[EXERCISE GOAL]: Quote every line as written. Omit pictures.

[PROVIDED DATA]:
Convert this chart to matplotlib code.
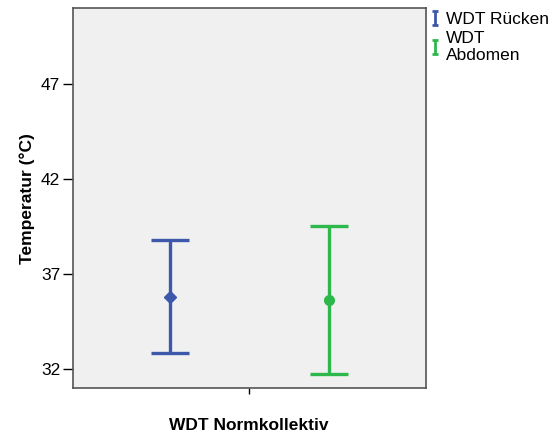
import matplotlib.pyplot as plt
from matplotlib.path import Path
from matplotlib.lines import Line2D

plt.rcParams['font.family'] = ['Liberation Sans', 'DejaVu Sans']

# data
groups = ["WDT Rücken", "WDT\nAbdomen"]
means = [35.8, 35.66]
upper = [38.79, 39.56]
lower = [32.84, 31.77]
markers = ["D", "o"]
colors = ["#3D58AB", "#2DB84B"]
xpos = [0.275, 0.725]

fig = plt.figure(figsize=(5.55, 4.34), dpi=100)
ax = fig.add_axes([0.131, 0.106, 0.636, 0.875])
ax.set_facecolor("#F0F0F0")

for x, m, hi, lo, mk, c in zip(xpos, means, upper, lower, markers, colors):
    ax.errorbar(x, m, yerr=[[m - lo], [hi - m]], fmt=mk, color=c,
                markersize=7 if mk == "o" else 6.5, elinewidth=2.4,
                capsize=14, capthick=2.4, zorder=3)

ax.set_xlim(0, 1)
ax.set_ylim(31.02, 51.0)
ax.set_yticks([32, 37, 42, 47])
ax.set_xticks([0.5])
ax.set_xticklabels([""])
ax.tick_params(axis="y", length=7, width=1, labelsize=12.5, pad=2)
ax.tick_params(axis="x", length=4, width=1)
for s in ax.spines.values():
    s.set_color("#555555")
    s.set_linewidth(1.2)

ax.set_ylabel("Temperatur (°C)", fontsize=12.5, fontweight="bold", labelpad=4)
ax.set_xlabel("WDT Normkollektiv", fontsize=12.5, fontweight="bold", labelpad=14)

# legend with small I-shaped error bar icons
ibar = Path([(-0.5, 1), (0.5, 1), (0, 1), (0, -1), (-0.5, -1), (0.5, -1)],
            [Path.MOVETO, Path.LINETO, Path.MOVETO, Path.LINETO, Path.MOVETO, Path.LINETO])
handles = [Line2D([], [], linestyle="none", marker=ibar, markersize=10,
                  markeredgewidth=2, color=c) for c in colors]
ax.legend(handles, groups, loc="upper left", bbox_to_anchor=(1.0, 1.005),
          frameon=False, fontsize=12.5, handlelength=0.5, handletextpad=0.35,
          borderaxespad=0.1, borderpad=0.2, labelspacing=0.25)

fig.savefig("out.png", dpi=100)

[OUTPUT BELOW]:
Convert this chart to matplotlib code.
import matplotlib.pyplot as plt
from matplotlib.path import Path
from matplotlib.lines import Line2D

plt.rcParams['font.family'] = ['Liberation Sans', 'DejaVu Sans']

# data
groups = ["WDT Rücken", "WDT\nAbdomen"]
means = [35.8, 35.66]
upper = [38.79, 39.56]
lower = [32.84, 31.77]
markers = ["D", "o"]
colors = ["#3D58AB", "#2DB84B"]
xpos = [0.275, 0.725]

fig = plt.figure(figsize=(5.55, 4.34), dpi=100)
ax = fig.add_axes([0.131, 0.106, 0.636, 0.875])
ax.set_facecolor("#F0F0F0")

for x, m, hi, lo, mk, c in zip(xpos, means, upper, lower, markers, colors):
    ax.errorbar(x, m, yerr=[[m - lo], [hi - m]], fmt=mk, color=c,
                markersize=7 if mk == "o" else 6.5, elinewidth=2.4,
                capsize=14, capthick=2.4, zorder=3)

ax.set_xlim(0, 1)
ax.set_ylim(31.02, 51.0)
ax.set_yticks([32, 37, 42, 47])
ax.set_xticks([0.5])
ax.set_xticklabels([""])
ax.tick_params(axis="y", length=7, width=1, labelsize=12.5, pad=2)
ax.tick_params(axis="x", length=4, width=1)
for s in ax.spines.values():
    s.set_color("#555555")
    s.set_linewidth(1.2)

ax.set_ylabel("Temperatur (°C)", fontsize=12.5, fontweight="bold", labelpad=4)
ax.set_xlabel("WDT Normkollektiv", fontsize=12.5, fontweight="bold", labelpad=14)

# legend with small I-shaped error bar icons
ibar = Path([(-0.5, 1), (0.5, 1), (0, 1), (0, -1), (-0.5, -1), (0.5, -1)],
            [Path.MOVETO, Path.LINETO, Path.MOVETO, Path.LINETO, Path.MOVETO, Path.LINETO])
handles = [Line2D([], [], linestyle="none", marker=ibar, markersize=10,
                  markeredgewidth=2, color=c) for c in colors]
ax.legend(handles, groups, loc="upper left", bbox_to_anchor=(1.0, 1.005),
          frameon=False, fontsize=12.5, handlelength=0.5, handletextpad=0.35,
          borderaxespad=0.1, borderpad=0.2, labelspacing=0.25)

fig.savefig("out.png", dpi=100)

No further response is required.